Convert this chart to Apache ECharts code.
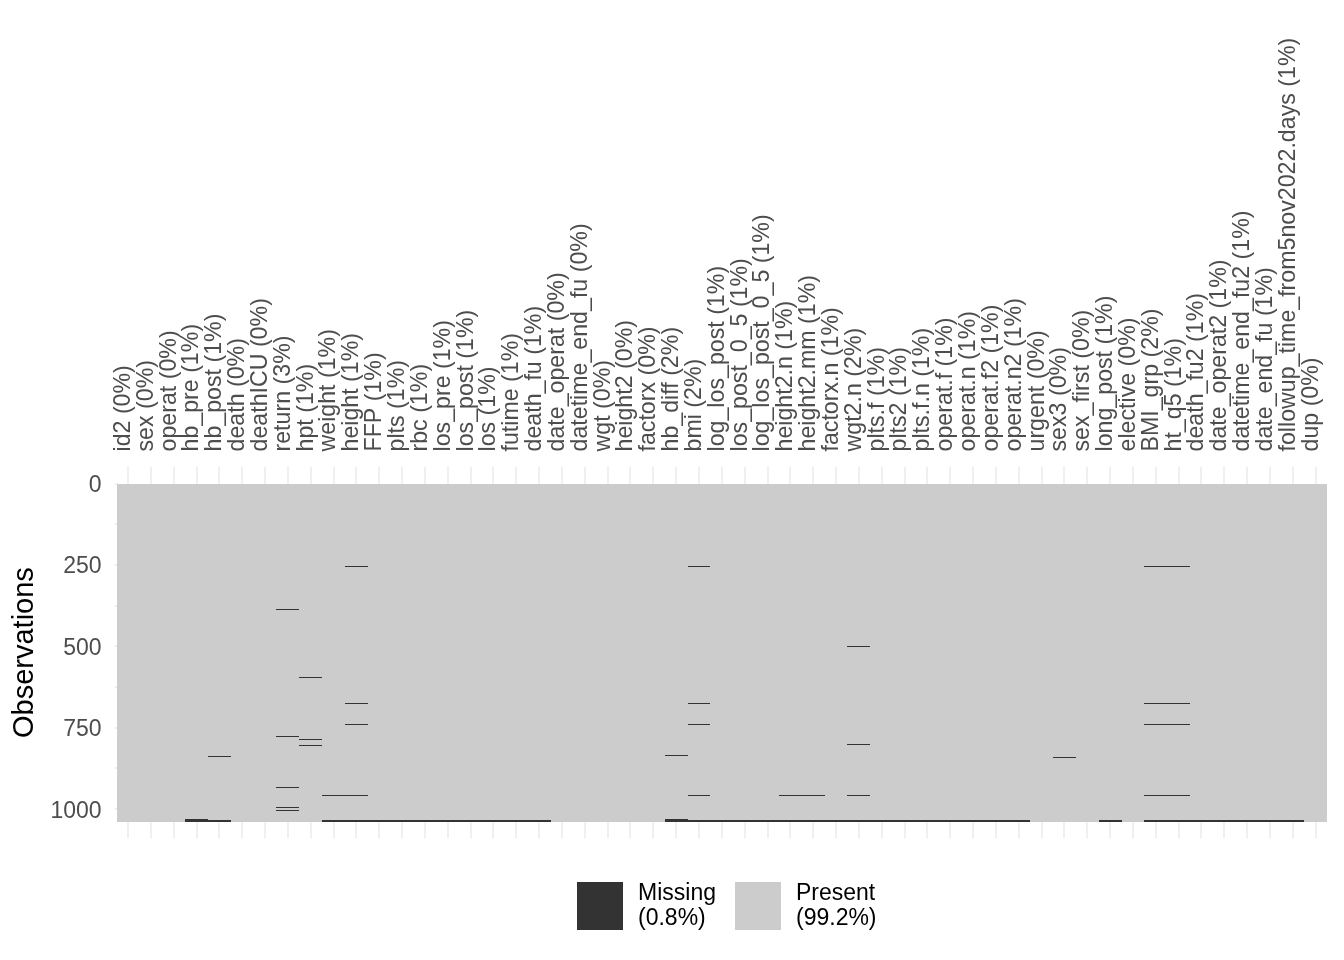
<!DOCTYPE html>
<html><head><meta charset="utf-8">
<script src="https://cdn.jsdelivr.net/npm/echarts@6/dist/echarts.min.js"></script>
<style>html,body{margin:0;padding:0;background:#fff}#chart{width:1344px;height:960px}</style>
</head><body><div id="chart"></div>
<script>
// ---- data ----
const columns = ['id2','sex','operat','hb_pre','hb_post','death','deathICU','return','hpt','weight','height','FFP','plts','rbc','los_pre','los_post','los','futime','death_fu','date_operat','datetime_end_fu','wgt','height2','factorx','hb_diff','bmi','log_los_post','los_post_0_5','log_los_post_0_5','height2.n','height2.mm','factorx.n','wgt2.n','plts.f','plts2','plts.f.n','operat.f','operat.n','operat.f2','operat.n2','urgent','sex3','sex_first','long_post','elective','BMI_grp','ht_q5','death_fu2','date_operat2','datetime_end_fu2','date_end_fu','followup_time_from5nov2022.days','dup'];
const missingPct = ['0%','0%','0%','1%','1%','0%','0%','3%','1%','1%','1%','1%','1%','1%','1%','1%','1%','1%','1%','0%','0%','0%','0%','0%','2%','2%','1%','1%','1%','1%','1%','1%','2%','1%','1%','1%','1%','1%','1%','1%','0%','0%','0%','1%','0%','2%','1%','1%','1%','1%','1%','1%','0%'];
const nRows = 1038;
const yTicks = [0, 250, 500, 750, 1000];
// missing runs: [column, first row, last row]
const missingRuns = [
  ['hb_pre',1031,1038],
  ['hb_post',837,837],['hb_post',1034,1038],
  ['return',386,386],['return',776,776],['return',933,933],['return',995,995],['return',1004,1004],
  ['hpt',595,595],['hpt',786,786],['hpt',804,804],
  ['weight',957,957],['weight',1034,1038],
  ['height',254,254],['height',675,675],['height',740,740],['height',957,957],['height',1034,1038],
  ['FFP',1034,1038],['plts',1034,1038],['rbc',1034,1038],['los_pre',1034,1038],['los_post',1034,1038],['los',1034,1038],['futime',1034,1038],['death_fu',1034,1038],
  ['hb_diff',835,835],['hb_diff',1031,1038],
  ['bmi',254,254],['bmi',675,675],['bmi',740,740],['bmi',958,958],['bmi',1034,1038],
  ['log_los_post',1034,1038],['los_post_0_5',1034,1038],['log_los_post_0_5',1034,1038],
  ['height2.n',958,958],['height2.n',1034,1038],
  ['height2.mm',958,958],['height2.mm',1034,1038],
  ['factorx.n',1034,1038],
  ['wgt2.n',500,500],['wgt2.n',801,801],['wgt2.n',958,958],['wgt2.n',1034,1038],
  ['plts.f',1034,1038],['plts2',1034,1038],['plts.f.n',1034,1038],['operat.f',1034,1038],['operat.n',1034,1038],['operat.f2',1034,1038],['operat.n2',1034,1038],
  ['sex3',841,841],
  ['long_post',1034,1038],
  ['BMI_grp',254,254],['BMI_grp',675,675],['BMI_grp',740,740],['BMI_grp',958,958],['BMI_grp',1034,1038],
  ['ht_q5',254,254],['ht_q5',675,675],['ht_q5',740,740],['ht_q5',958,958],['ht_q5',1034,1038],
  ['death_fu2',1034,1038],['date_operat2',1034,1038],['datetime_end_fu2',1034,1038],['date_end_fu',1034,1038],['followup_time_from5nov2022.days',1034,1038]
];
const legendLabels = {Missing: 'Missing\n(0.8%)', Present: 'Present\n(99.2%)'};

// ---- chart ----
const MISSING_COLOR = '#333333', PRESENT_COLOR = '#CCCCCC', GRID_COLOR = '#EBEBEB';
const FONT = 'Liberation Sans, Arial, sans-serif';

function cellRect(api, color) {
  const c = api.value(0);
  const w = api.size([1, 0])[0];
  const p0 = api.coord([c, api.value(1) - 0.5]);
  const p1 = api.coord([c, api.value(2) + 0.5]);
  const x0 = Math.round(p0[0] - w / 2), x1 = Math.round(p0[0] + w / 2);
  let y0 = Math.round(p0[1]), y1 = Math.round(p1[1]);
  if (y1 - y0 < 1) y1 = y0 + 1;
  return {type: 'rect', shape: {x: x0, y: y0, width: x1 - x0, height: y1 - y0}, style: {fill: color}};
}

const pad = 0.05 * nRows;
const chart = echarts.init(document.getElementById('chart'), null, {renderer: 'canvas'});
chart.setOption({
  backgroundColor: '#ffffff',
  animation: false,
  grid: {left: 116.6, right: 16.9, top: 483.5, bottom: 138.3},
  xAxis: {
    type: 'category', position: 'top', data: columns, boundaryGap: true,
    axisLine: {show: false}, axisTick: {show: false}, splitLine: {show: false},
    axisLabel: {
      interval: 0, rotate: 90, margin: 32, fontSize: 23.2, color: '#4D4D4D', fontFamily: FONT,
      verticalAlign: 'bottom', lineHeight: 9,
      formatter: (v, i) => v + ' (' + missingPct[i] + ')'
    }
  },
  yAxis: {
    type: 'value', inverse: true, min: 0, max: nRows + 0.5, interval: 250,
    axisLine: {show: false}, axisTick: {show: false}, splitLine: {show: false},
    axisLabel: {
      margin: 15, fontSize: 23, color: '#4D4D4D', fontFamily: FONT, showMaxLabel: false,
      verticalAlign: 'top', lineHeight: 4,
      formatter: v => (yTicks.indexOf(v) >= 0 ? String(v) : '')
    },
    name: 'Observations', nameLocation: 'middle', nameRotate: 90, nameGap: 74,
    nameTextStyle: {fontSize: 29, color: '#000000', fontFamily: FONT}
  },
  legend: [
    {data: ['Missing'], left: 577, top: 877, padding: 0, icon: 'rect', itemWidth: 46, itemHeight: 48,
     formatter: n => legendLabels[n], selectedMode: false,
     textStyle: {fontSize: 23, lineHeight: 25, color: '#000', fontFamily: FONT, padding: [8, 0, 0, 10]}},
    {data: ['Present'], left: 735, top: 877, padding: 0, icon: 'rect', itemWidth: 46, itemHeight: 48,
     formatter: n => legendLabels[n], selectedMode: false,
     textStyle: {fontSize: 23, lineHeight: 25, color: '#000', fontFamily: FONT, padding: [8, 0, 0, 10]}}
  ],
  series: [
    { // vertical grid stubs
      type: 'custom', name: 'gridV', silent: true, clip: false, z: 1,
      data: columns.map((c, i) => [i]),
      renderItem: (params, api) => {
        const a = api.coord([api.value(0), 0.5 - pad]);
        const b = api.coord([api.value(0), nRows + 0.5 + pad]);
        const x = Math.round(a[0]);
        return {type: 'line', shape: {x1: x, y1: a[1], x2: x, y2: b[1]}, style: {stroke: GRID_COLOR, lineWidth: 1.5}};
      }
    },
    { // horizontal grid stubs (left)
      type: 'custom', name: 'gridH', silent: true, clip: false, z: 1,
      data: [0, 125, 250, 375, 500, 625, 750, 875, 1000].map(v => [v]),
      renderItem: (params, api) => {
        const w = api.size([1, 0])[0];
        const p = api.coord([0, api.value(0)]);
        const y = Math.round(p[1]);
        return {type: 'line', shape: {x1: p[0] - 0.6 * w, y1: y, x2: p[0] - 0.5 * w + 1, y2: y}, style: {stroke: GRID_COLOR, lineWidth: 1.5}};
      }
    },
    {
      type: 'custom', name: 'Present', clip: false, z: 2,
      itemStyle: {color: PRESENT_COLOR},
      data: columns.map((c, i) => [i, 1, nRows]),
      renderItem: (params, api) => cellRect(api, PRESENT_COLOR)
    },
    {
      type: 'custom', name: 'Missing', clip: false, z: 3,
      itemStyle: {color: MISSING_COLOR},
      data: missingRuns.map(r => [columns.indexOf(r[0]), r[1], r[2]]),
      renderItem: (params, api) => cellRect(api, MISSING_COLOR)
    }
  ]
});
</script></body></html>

**Stated goal**
Reproduce the material in full, word for word, and omit the pictures.

**Task response**
Convert this chart to Apache ECharts code.
<!DOCTYPE html>
<html><head><meta charset="utf-8">
<script src="https://cdn.jsdelivr.net/npm/echarts@6/dist/echarts.min.js"></script>
<style>html,body{margin:0;padding:0;background:#fff}#chart{width:1344px;height:960px}</style>
</head><body><div id="chart"></div>
<script>
// ---- data ----
const columns = ['id2','sex','operat','hb_pre','hb_post','death','deathICU','return','hpt','weight','height','FFP','plts','rbc','los_pre','los_post','los','futime','death_fu','date_operat','datetime_end_fu','wgt','height2','factorx','hb_diff','bmi','log_los_post','los_post_0_5','log_los_post_0_5','height2.n','height2.mm','factorx.n','wgt2.n','plts.f','plts2','plts.f.n','operat.f','operat.n','operat.f2','operat.n2','urgent','sex3','sex_first','long_post','elective','BMI_grp','ht_q5','death_fu2','date_operat2','datetime_end_fu2','date_end_fu','followup_time_from5nov2022.days','dup'];
const missingPct = ['0%','0%','0%','1%','1%','0%','0%','3%','1%','1%','1%','1%','1%','1%','1%','1%','1%','1%','1%','0%','0%','0%','0%','0%','2%','2%','1%','1%','1%','1%','1%','1%','2%','1%','1%','1%','1%','1%','1%','1%','0%','0%','0%','1%','0%','2%','1%','1%','1%','1%','1%','1%','0%'];
const nRows = 1038;
const yTicks = [0, 250, 500, 750, 1000];
// missing runs: [column, first row, last row]
const missingRuns = [
  ['hb_pre',1031,1038],
  ['hb_post',837,837],['hb_post',1034,1038],
  ['return',386,386],['return',776,776],['return',933,933],['return',995,995],['return',1004,1004],
  ['hpt',595,595],['hpt',786,786],['hpt',804,804],
  ['weight',957,957],['weight',1034,1038],
  ['height',254,254],['height',675,675],['height',740,740],['height',957,957],['height',1034,1038],
  ['FFP',1034,1038],['plts',1034,1038],['rbc',1034,1038],['los_pre',1034,1038],['los_post',1034,1038],['los',1034,1038],['futime',1034,1038],['death_fu',1034,1038],
  ['hb_diff',835,835],['hb_diff',1031,1038],
  ['bmi',254,254],['bmi',675,675],['bmi',740,740],['bmi',958,958],['bmi',1034,1038],
  ['log_los_post',1034,1038],['los_post_0_5',1034,1038],['log_los_post_0_5',1034,1038],
  ['height2.n',958,958],['height2.n',1034,1038],
  ['height2.mm',958,958],['height2.mm',1034,1038],
  ['factorx.n',1034,1038],
  ['wgt2.n',500,500],['wgt2.n',801,801],['wgt2.n',958,958],['wgt2.n',1034,1038],
  ['plts.f',1034,1038],['plts2',1034,1038],['plts.f.n',1034,1038],['operat.f',1034,1038],['operat.n',1034,1038],['operat.f2',1034,1038],['operat.n2',1034,1038],
  ['sex3',841,841],
  ['long_post',1034,1038],
  ['BMI_grp',254,254],['BMI_grp',675,675],['BMI_grp',740,740],['BMI_grp',958,958],['BMI_grp',1034,1038],
  ['ht_q5',254,254],['ht_q5',675,675],['ht_q5',740,740],['ht_q5',958,958],['ht_q5',1034,1038],
  ['death_fu2',1034,1038],['date_operat2',1034,1038],['datetime_end_fu2',1034,1038],['date_end_fu',1034,1038],['followup_time_from5nov2022.days',1034,1038]
];
const legendLabels = {Missing: 'Missing\n(0.8%)', Present: 'Present\n(99.2%)'};

// ---- chart ----
const MISSING_COLOR = '#333333', PRESENT_COLOR = '#CCCCCC', GRID_COLOR = '#EBEBEB';
const FONT = 'Liberation Sans, Arial, sans-serif';

function cellRect(api, color) {
  const c = api.value(0);
  const w = api.size([1, 0])[0];
  const p0 = api.coord([c, api.value(1) - 0.5]);
  const p1 = api.coord([c, api.value(2) + 0.5]);
  const x0 = Math.round(p0[0] - w / 2), x1 = Math.round(p0[0] + w / 2);
  let y0 = Math.round(p0[1]), y1 = Math.round(p1[1]);
  if (y1 - y0 < 1) y1 = y0 + 1;
  return {type: 'rect', shape: {x: x0, y: y0, width: x1 - x0, height: y1 - y0}, style: {fill: color}};
}

const pad = 0.05 * nRows;
const chart = echarts.init(document.getElementById('chart'), null, {renderer: 'canvas'});
chart.setOption({
  backgroundColor: '#ffffff',
  animation: false,
  grid: {left: 116.6, right: 16.9, top: 483.5, bottom: 138.3},
  xAxis: {
    type: 'category', position: 'top', data: columns, boundaryGap: true,
    axisLine: {show: false}, axisTick: {show: false}, splitLine: {show: false},
    axisLabel: {
      interval: 0, rotate: 90, margin: 32, fontSize: 23.2, color: '#4D4D4D', fontFamily: FONT,
      verticalAlign: 'bottom', lineHeight: 9,
      formatter: (v, i) => v + ' (' + missingPct[i] + ')'
    }
  },
  yAxis: {
    type: 'value', inverse: true, min: 0, max: nRows + 0.5, interval: 250,
    axisLine: {show: false}, axisTick: {show: false}, splitLine: {show: false},
    axisLabel: {
      margin: 15, fontSize: 23, color: '#4D4D4D', fontFamily: FONT, showMaxLabel: false,
      verticalAlign: 'top', lineHeight: 4,
      formatter: v => (yTicks.indexOf(v) >= 0 ? String(v) : '')
    },
    name: 'Observations', nameLocation: 'middle', nameRotate: 90, nameGap: 74,
    nameTextStyle: {fontSize: 29, color: '#000000', fontFamily: FONT}
  },
  legend: [
    {data: ['Missing'], left: 577, top: 877, padding: 0, icon: 'rect', itemWidth: 46, itemHeight: 48,
     formatter: n => legendLabels[n], selectedMode: false,
     textStyle: {fontSize: 23, lineHeight: 25, color: '#000', fontFamily: FONT, padding: [8, 0, 0, 10]}},
    {data: ['Present'], left: 735, top: 877, padding: 0, icon: 'rect', itemWidth: 46, itemHeight: 48,
     formatter: n => legendLabels[n], selectedMode: false,
     textStyle: {fontSize: 23, lineHeight: 25, color: '#000', fontFamily: FONT, padding: [8, 0, 0, 10]}}
  ],
  series: [
    { // vertical grid stubs
      type: 'custom', name: 'gridV', silent: true, clip: false, z: 1,
      data: columns.map((c, i) => [i]),
      renderItem: (params, api) => {
        const a = api.coord([api.value(0), 0.5 - pad]);
        const b = api.coord([api.value(0), nRows + 0.5 + pad]);
        const x = Math.round(a[0]);
        return {type: 'line', shape: {x1: x, y1: a[1], x2: x, y2: b[1]}, style: {stroke: GRID_COLOR, lineWidth: 1.5}};
      }
    },
    { // horizontal grid stubs (left)
      type: 'custom', name: 'gridH', silent: true, clip: false, z: 1,
      data: [0, 125, 250, 375, 500, 625, 750, 875, 1000].map(v => [v]),
      renderItem: (params, api) => {
        const w = api.size([1, 0])[0];
        const p = api.coord([0, api.value(0)]);
        const y = Math.round(p[1]);
        return {type: 'line', shape: {x1: p[0] - 0.6 * w, y1: y, x2: p[0] - 0.5 * w + 1, y2: y}, style: {stroke: GRID_COLOR, lineWidth: 1.5}};
      }
    },
    {
      type: 'custom', name: 'Present', clip: false, z: 2,
      itemStyle: {color: PRESENT_COLOR},
      data: columns.map((c, i) => [i, 1, nRows]),
      renderItem: (params, api) => cellRect(api, PRESENT_COLOR)
    },
    {
      type: 'custom', name: 'Missing', clip: false, z: 3,
      itemStyle: {color: MISSING_COLOR},
      data: missingRuns.map(r => [columns.indexOf(r[0]), r[1], r[2]]),
      renderItem: (params, api) => cellRect(api, MISSING_COLOR)
    }
  ]
});
</script></body></html>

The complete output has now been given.